If just one of those life circumstances happened to most people, they would likely fall off the face of the earth. That, quite frankly, would be the expectation.

But not for Jake. He ended up at Buffalo State living his dream of playing college basketball and working on a degree. He was the conference rookie of the year last season and leads the league in scoring this season.

Through his entire story, it’s his attitude that is most hauntingly beautiful:

See, as I’m going through these things, I never thought, ‘Oh my life is the worst.’ I never thought ‘Aw man, why is this happening to me.’ It was always like, there’s got to be another way. Even though I was hurt a lot and I would get down, I would always feel there was somebody going through something worse than I was.

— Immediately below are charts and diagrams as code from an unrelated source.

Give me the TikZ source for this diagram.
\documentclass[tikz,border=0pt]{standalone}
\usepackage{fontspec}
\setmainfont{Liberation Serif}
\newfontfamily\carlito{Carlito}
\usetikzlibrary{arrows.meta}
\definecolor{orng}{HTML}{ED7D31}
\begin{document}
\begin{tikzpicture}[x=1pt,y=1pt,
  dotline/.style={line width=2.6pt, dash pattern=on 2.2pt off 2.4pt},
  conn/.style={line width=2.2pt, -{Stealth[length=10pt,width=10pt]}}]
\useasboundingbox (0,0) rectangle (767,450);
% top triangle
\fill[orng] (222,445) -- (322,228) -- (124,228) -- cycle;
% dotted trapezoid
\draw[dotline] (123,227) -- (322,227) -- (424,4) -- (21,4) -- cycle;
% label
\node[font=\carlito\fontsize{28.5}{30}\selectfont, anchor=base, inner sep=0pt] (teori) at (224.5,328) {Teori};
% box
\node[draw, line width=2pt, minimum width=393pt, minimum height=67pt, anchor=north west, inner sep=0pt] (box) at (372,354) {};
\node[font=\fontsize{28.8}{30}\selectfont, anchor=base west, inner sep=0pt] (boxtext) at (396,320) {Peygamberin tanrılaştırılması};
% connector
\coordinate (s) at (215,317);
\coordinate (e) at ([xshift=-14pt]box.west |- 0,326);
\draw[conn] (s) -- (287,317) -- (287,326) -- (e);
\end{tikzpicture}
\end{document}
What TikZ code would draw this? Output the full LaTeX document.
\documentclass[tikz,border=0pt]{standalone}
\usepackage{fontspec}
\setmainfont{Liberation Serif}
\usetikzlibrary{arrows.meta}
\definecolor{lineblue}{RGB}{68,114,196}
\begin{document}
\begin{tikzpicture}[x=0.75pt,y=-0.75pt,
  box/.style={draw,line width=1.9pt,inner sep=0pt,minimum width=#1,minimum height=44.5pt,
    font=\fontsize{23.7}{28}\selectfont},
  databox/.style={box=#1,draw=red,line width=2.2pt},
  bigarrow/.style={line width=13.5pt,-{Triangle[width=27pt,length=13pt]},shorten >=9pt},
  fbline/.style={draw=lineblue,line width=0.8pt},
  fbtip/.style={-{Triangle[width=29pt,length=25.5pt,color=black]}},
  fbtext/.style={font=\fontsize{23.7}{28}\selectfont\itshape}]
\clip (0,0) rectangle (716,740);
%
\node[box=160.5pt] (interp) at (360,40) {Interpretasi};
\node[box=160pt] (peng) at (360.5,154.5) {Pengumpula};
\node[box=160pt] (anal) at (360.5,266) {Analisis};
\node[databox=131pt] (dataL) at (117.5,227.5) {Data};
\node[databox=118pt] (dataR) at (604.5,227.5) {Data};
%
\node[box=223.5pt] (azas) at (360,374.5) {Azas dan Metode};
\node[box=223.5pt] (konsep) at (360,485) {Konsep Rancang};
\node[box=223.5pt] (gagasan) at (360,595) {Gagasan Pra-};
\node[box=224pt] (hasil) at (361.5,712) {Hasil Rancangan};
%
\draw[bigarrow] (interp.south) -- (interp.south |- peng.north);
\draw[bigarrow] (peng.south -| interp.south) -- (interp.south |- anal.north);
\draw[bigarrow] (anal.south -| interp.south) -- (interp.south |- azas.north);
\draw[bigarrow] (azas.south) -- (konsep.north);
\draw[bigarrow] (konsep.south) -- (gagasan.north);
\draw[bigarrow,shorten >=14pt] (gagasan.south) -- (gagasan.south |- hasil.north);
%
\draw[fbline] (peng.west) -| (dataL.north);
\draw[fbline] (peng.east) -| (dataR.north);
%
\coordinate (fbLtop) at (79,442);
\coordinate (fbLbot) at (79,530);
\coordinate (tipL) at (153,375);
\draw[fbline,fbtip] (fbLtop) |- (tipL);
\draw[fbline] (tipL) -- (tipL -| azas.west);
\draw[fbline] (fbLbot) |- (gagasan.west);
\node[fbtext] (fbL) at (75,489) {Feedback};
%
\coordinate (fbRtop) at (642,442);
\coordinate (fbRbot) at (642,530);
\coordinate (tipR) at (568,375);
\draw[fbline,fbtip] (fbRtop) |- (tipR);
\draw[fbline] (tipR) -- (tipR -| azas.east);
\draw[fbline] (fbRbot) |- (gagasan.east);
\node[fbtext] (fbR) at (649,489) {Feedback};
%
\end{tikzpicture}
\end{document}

I never took it all as why me. So when I got the chance to come to Buff State,  it was like, now me. Not it’s my turn. I’m going to make the most of this opportunity.

Now me.

It’s a sentiment that’s anything but selfish. In the parlance of Sarah Bareilles’ song, this is his turn to decide.

His story, which appears in today’s edition of The Buffalo News, reminds me of the power of self creation. We are more than the accumulation of our circumstances.

Each day, it’s my turn to decide. Each day is a chance to say “now me” and marvel at the way in which that not only serves me, but puts me in a better position to serve others.